Job: Please return nothing but the lines between the line holding "Rebuild this chart" and the line holding "from matplotlib.patches import Patch", both ends included, without the pictures.

Dataset rows:
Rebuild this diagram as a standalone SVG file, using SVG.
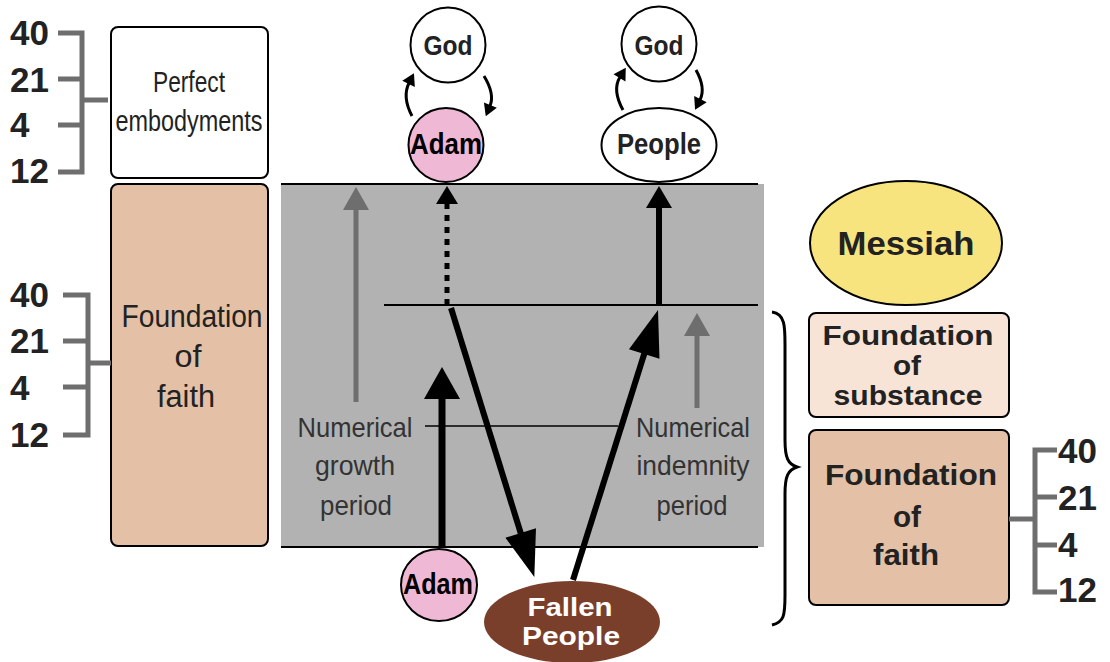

==

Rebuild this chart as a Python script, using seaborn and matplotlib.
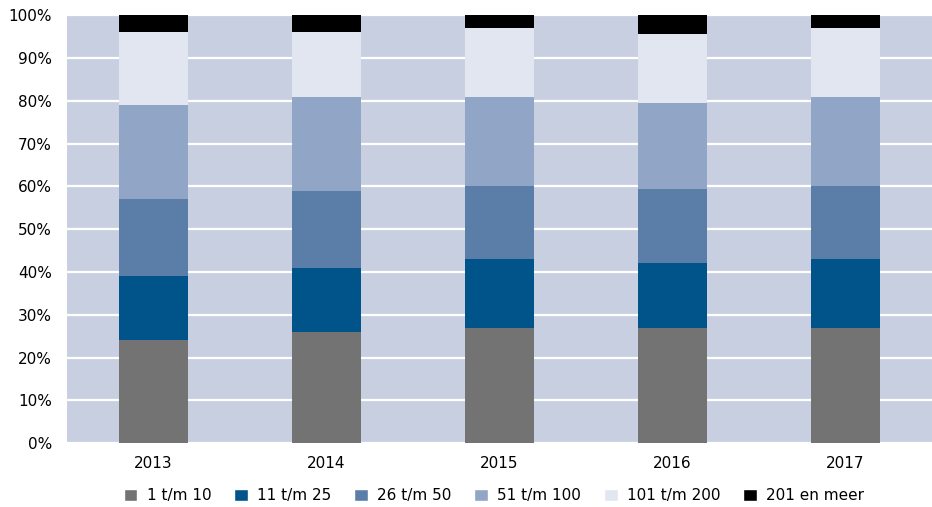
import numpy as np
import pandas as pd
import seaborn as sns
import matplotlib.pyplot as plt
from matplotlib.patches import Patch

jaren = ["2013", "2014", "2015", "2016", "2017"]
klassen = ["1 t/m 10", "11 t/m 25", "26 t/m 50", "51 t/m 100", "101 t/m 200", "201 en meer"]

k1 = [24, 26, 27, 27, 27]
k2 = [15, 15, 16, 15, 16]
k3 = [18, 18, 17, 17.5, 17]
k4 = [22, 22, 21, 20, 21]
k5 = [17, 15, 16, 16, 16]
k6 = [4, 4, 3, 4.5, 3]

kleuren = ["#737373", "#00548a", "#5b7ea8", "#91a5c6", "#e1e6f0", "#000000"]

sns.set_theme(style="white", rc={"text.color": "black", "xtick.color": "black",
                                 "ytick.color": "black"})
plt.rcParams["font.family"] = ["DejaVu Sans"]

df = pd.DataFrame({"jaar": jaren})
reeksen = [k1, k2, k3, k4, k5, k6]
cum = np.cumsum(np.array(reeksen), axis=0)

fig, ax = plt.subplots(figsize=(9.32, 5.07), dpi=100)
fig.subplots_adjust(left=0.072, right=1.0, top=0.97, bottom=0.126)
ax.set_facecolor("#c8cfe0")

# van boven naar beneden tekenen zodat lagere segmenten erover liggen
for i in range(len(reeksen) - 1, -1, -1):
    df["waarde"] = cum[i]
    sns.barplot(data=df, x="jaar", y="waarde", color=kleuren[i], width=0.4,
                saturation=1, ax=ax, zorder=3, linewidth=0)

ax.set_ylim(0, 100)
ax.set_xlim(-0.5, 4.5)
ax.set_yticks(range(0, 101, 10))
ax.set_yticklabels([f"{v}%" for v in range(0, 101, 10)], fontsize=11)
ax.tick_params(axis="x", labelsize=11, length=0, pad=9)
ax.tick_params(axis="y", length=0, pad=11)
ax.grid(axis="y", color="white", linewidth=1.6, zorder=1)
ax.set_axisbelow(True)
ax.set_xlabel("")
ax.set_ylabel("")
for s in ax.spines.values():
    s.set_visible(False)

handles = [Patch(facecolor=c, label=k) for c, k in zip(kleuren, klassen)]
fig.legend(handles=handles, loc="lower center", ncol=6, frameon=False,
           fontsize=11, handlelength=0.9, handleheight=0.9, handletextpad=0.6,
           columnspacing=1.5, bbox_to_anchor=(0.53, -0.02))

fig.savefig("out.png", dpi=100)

Answer below:
Rebuild this chart as a Python script, using seaborn and matplotlib.
import numpy as np
import pandas as pd
import seaborn as sns
import matplotlib.pyplot as plt
from matplotlib.patches import Patch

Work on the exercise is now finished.